BEGIN Record list

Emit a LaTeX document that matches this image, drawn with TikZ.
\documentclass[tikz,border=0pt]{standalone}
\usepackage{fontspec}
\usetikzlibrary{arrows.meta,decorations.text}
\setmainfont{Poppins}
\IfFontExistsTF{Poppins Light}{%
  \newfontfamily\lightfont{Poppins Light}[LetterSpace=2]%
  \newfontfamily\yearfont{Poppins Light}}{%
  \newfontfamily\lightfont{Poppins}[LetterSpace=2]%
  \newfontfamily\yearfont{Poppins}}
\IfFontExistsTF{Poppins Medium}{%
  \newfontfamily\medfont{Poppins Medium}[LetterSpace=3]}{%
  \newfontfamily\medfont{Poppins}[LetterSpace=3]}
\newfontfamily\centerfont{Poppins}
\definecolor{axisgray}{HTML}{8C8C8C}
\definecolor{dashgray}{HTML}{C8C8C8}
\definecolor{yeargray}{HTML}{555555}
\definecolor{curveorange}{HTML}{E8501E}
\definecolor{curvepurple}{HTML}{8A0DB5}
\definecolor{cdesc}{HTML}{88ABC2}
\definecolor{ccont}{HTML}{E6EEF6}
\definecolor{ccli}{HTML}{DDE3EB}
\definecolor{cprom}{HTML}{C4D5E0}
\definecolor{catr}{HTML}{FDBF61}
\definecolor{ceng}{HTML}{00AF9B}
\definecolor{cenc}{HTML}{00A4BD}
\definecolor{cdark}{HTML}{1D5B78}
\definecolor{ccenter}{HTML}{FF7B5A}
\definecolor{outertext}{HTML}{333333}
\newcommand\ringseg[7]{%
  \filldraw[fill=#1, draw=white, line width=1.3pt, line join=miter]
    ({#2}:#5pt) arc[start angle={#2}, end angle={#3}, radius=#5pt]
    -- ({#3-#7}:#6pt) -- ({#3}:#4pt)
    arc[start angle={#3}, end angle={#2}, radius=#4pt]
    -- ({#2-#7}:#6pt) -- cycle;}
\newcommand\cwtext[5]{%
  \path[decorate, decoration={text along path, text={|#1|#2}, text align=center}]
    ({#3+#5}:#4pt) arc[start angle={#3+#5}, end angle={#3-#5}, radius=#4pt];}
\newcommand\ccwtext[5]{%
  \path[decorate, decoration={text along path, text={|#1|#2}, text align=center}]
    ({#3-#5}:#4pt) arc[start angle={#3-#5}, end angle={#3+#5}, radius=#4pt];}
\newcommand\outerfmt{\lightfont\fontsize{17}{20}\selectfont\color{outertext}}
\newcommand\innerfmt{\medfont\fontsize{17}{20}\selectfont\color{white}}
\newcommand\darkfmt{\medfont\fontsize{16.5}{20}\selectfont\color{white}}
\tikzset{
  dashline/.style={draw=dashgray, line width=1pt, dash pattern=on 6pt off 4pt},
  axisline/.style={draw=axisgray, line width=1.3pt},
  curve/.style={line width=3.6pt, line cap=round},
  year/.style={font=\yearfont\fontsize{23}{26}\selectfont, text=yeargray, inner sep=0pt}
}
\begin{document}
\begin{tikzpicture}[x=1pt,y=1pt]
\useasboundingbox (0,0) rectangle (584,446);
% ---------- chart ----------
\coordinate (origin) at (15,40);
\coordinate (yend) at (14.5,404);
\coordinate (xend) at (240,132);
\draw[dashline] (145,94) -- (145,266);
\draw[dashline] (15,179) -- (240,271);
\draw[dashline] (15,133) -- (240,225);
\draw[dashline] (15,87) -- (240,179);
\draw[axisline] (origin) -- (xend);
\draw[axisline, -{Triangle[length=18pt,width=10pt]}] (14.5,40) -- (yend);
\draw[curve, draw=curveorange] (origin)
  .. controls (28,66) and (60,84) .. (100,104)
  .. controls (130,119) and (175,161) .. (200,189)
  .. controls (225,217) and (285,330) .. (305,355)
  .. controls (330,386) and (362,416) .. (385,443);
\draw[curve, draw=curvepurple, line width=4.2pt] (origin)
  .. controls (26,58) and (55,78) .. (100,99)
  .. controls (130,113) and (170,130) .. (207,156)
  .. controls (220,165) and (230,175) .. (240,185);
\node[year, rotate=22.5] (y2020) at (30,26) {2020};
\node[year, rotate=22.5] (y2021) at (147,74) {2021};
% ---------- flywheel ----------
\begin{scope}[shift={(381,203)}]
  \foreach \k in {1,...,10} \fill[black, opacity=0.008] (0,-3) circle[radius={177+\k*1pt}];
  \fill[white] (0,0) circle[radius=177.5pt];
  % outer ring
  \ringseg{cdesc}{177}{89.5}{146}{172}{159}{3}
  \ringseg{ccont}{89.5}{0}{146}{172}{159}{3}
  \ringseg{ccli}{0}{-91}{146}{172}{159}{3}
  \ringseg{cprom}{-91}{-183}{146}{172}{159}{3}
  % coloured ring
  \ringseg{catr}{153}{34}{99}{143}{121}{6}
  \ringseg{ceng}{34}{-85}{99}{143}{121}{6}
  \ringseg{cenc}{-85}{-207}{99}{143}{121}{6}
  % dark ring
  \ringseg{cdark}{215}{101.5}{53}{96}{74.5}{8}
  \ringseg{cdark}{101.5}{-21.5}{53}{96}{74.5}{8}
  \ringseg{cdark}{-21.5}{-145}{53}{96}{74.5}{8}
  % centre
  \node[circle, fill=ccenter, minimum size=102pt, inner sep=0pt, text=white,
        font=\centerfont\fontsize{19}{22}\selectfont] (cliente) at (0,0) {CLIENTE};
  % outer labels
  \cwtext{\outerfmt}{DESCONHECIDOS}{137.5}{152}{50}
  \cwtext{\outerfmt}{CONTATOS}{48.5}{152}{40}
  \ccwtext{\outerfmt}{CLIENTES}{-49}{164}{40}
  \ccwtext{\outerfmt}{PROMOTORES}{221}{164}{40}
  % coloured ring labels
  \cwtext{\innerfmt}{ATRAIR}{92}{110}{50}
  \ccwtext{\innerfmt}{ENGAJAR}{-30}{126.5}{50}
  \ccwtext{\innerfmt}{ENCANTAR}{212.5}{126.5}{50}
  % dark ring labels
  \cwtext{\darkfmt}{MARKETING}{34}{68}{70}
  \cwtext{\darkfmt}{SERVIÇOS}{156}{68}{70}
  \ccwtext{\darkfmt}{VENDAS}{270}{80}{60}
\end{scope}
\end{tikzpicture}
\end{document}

END Record list
BEGIN Record list

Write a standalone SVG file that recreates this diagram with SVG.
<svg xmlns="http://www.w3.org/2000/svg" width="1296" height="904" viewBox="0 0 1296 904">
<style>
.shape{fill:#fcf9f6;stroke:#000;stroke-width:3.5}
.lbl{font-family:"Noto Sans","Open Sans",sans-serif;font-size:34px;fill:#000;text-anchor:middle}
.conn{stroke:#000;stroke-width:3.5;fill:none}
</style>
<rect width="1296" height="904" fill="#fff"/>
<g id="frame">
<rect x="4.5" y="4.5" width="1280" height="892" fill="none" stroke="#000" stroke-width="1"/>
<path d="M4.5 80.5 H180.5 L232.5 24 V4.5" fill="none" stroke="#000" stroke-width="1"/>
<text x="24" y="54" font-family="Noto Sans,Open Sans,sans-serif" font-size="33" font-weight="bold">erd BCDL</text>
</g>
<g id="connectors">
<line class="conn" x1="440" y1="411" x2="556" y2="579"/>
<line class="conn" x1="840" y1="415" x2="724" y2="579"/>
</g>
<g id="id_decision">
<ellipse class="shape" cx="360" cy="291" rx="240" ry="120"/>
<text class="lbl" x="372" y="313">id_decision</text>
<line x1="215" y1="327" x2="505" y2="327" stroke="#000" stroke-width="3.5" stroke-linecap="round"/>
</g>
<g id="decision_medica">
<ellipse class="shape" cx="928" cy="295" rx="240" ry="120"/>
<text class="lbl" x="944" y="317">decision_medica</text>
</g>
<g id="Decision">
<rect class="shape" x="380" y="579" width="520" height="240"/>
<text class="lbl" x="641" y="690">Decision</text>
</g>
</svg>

END Record list

Pull out every line above that holds the word "this".

Emit a LaTeX document that matches this image, drawn with TikZ.
Write a standalone SVG file that recreates this diagram with SVG.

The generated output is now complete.